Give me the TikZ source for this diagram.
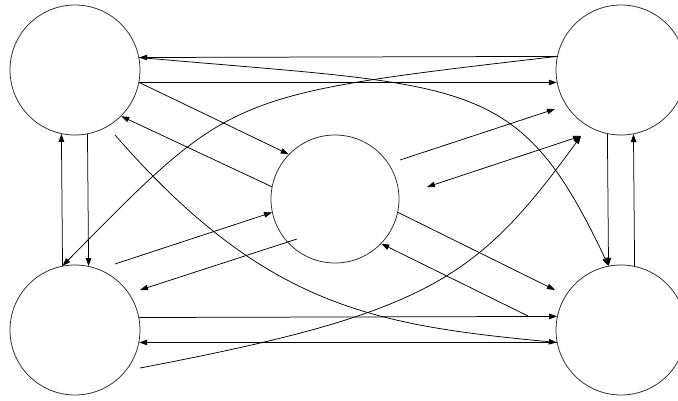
\documentclass[tikz,border=0pt]{standalone}
\usetikzlibrary{arrows.meta}
\begin{document}
\begin{tikzpicture}[x=1pt,y=-1pt,
  state/.style={circle,draw=black!85,line width=0.75pt,minimum size=130pt,inner sep=0pt},
  conn/.style={line width=0.75pt,-{Triangle[length=8pt,width=5.5pt]}},
  both/.style={line width=0.75pt,{Triangle[length=8pt,width=5.5pt]}-{Triangle[length=8pt,width=5.5pt]}}]
\useasboundingbox (0,0) rectangle (678,401);
\fill[white] (0,0) rectangle (678,401);
\node[state] (TL) at (75,70) {};
\node[state] (TR) at (621,70) {};
\node[state] (BL) at (75,330) {};
\node[state] (BR) at (621,330) {};
\node[state,minimum size=128pt] (C) at (335,199) {};
% free ends
\coordinate (cs1) at (400,160);
\coordinate (te1) at (555,109);
\coordinate (da) at (427,187);
\coordinate (trb) at (581,136);
\coordinate (be1) at (555,290);
\coordinate (bs2) at (528,316);
\coordinate (bl1) at (115,264);
\coordinate (cb2) at (297,239);
\coordinate (bl2) at (140,290);
\coordinate (tlb) at (115,135);
\coordinate (bls) at (140,368);
% horizontals
\draw[conn] (TR.168.5) -- (TL.11.5);
\draw[conn] (TL.-11.5) -- (TR.191.5);
\draw[conn] (BL.11.5) -- (BR.168.5);
\draw[conn] (BR.191.5) -- (BL.-11.5);
% verticals
\draw[conn] (BL.101.5) -- (TL.258.5);
\draw[conn] (TL.281.5) -- (BL.78.5);
\draw[conn] (TR.258.5) -- (BR.101.5);
\draw[conn] (BR.78.5) -- (TR.281.5);
% centre links
\draw[conn] (TL.-11.5) -- (C.136);
\draw[conn] (C.169) -- (TL.-45);
\draw[conn] (cs1) -- (te1);
\draw[both] (da) -- (trb);
\draw[conn] (C.-12) -- (be1);
\draw[conn] (bs2) -- (C.-44);
\draw[conn] (bl1) -- (C.192);
\draw[conn] (cb2) -- (bl2);
% curves
\draw[conn] (TL.11.5) .. controls (472,87) and (518,74) .. (BR.101.5);
\draw[conn] (TR.168.5) .. controls (226,95) and (233,93) .. (BL.101.5);
\draw[conn] (tlb) .. controls (265,307) and (373,325) .. (BR.191.5);
\draw[conn] (bls) .. controls (429,313) and (477,279) .. (trb);
\end{tikzpicture}
\end{document}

■ **EXERCISE**:
Except for the pictures, give all the material above again verbatim.

■ **TASK ANSWER**:
Give me the TikZ source for this diagram.
\documentclass[tikz,border=0pt]{standalone}
\usetikzlibrary{arrows.meta}
\begin{document}
\begin{tikzpicture}[x=1pt,y=-1pt,
  state/.style={circle,draw=black!85,line width=0.75pt,minimum size=130pt,inner sep=0pt},
  conn/.style={line width=0.75pt,-{Triangle[length=8pt,width=5.5pt]}},
  both/.style={line width=0.75pt,{Triangle[length=8pt,width=5.5pt]}-{Triangle[length=8pt,width=5.5pt]}}]
\useasboundingbox (0,0) rectangle (678,401);
\fill[white] (0,0) rectangle (678,401);
\node[state] (TL) at (75,70) {};
\node[state] (TR) at (621,70) {};
\node[state] (BL) at (75,330) {};
\node[state] (BR) at (621,330) {};
\node[state,minimum size=128pt] (C) at (335,199) {};
% free ends
\coordinate (cs1) at (400,160);
\coordinate (te1) at (555,109);
\coordinate (da) at (427,187);
\coordinate (trb) at (581,136);
\coordinate (be1) at (555,290);
\coordinate (bs2) at (528,316);
\coordinate (bl1) at (115,264);
\coordinate (cb2) at (297,239);
\coordinate (bl2) at (140,290);
\coordinate (tlb) at (115,135);
\coordinate (bls) at (140,368);
% horizontals
\draw[conn] (TR.168.5) -- (TL.11.5);
\draw[conn] (TL.-11.5) -- (TR.191.5);
\draw[conn] (BL.11.5) -- (BR.168.5);
\draw[conn] (BR.191.5) -- (BL.-11.5);
% verticals
\draw[conn] (BL.101.5) -- (TL.258.5);
\draw[conn] (TL.281.5) -- (BL.78.5);
\draw[conn] (TR.258.5) -- (BR.101.5);
\draw[conn] (BR.78.5) -- (TR.281.5);
% centre links
\draw[conn] (TL.-11.5) -- (C.136);
\draw[conn] (C.169) -- (TL.-45);
\draw[conn] (cs1) -- (te1);
\draw[both] (da) -- (trb);
\draw[conn] (C.-12) -- (be1);
\draw[conn] (bs2) -- (C.-44);
\draw[conn] (bl1) -- (C.192);
\draw[conn] (cb2) -- (bl2);
% curves
\draw[conn] (TL.11.5) .. controls (472,87) and (518,74) .. (BR.101.5);
\draw[conn] (TR.168.5) .. controls (226,95) and (233,93) .. (BL.101.5);
\draw[conn] (tlb) .. controls (265,307) and (373,325) .. (BR.191.5);
\draw[conn] (bls) .. controls (429,313) and (477,279) .. (trb);
\end{tikzpicture}
\end{document}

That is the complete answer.